Le général de Villiers nourrit une véritable passion pour la notion d’équilibre, carrément vantée comme “une quête universelle et infiniment déclinée. Pour lui, un bon chef a pour tâche de trouver “l’équilibre entre passion et raison”, “pensée et action“tradition et modernit锓vie professionnelle et vie personnelle. Mais aussi entre “le ‘c’était mieux avant’ et le ‘ce sera mieux demain’”“les droits et les devoirs et bien sûr entre “sens et performance. Si sa pensée devenait une doctrine, elle s’appellerait “l’équilibrisme”, un art subtil consistant, sur les sujets glissants et les dossiers chauds, à ne pas se mettre inutilement à découvert, sous le feu de l’ennemi ou de la critique et ainsi de gravir patiemment les échelons de son organisation. Après tout, c’est cela qui a marché, n’est-ce-pas mon général ?

D’où le sentiment d’un malentendu. L’intérêt suscité par le général de Villiers provenait en effet tout entier de la promesse de panache, de courage et de conviction résultant de sa démission. Elle laissait espérer l’émergence d’une voix libre, souveraine et pourquoi pas martiale, une voix capable de libérer les vertus épiques et les énergies archaïques si nécessaires pour affronter un monde redevenu dangereux et tragique. Et voilà que l’on découvre que, pour le général de Villiers, le rôle du chef consiste à… répandre de la sérénité” et que son livre “vise à avancer sur le chemin vers le bonheur”. Bref, on attendait Sun Tzu, et on a eu le Dalaï Lama … Et l’on découvre ainsi que l’ancien chef d’état-major des armées parle comme un chief happyness officer.

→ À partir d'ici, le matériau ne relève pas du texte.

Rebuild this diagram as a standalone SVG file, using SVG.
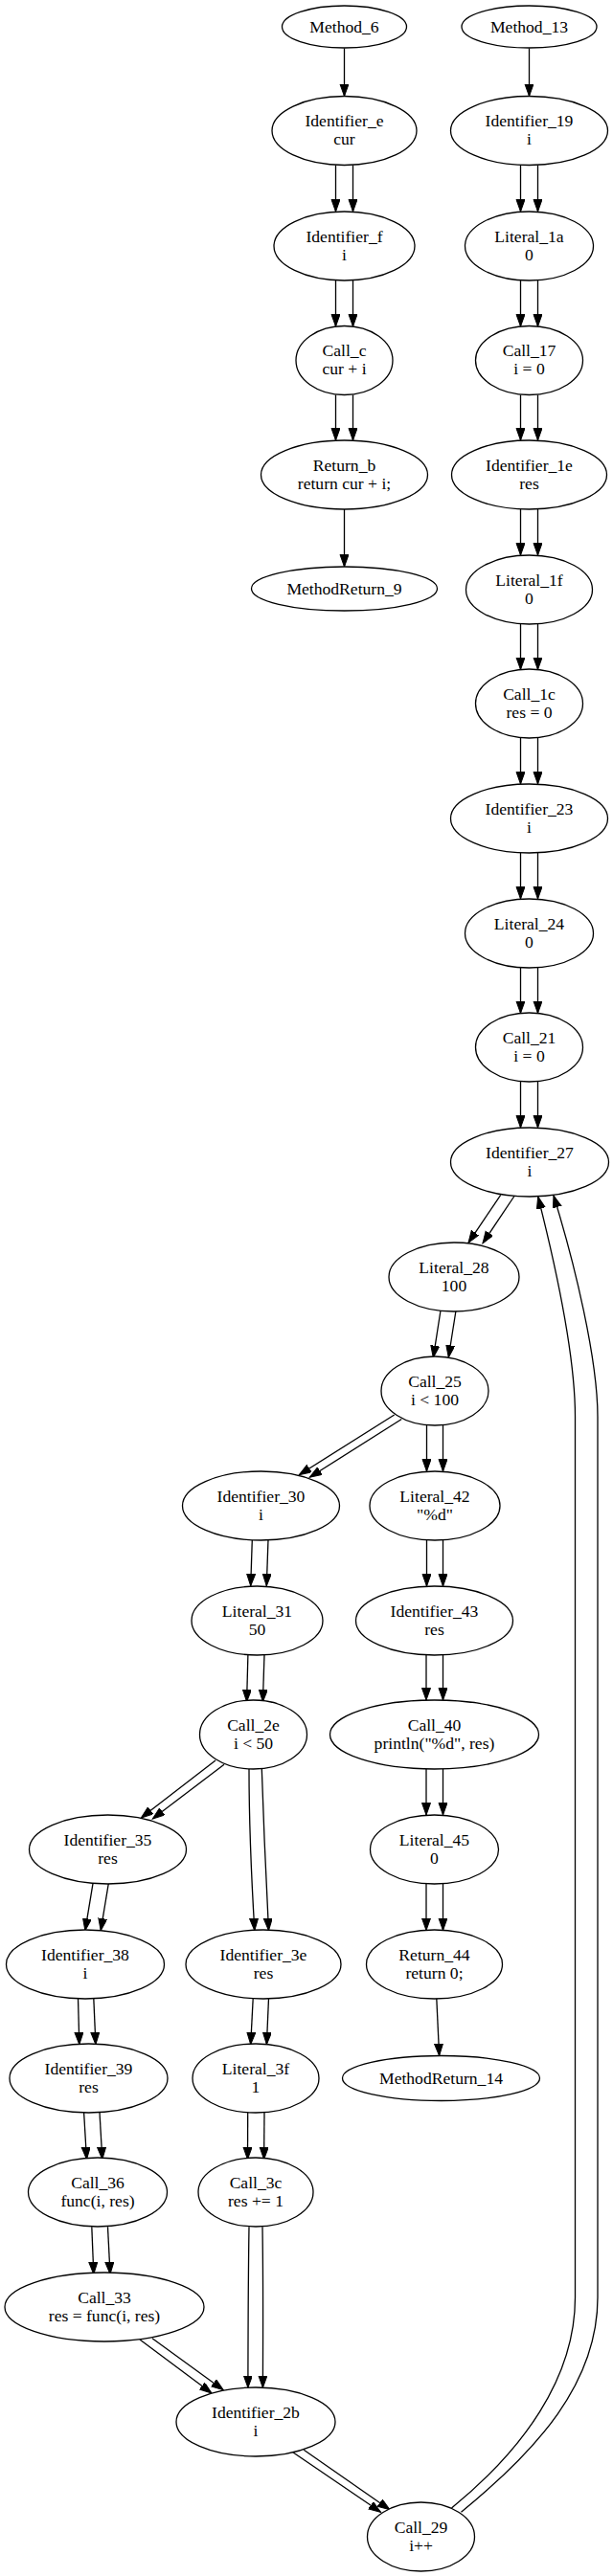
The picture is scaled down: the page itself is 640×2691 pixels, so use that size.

La quête d’autorité qui se manifeste sous nos yeux, tant dans la société que dans l’entreprise devrait faire l’impasse sur ses conseils car, sur le terrain de la compétition économique, le général a déjà une guerre de retard.

Philippe Schleiter

Qu’est-ce qu’un chef ?, Pierre de Villiers, Éditions Fayard, novembre 2018, 256 p.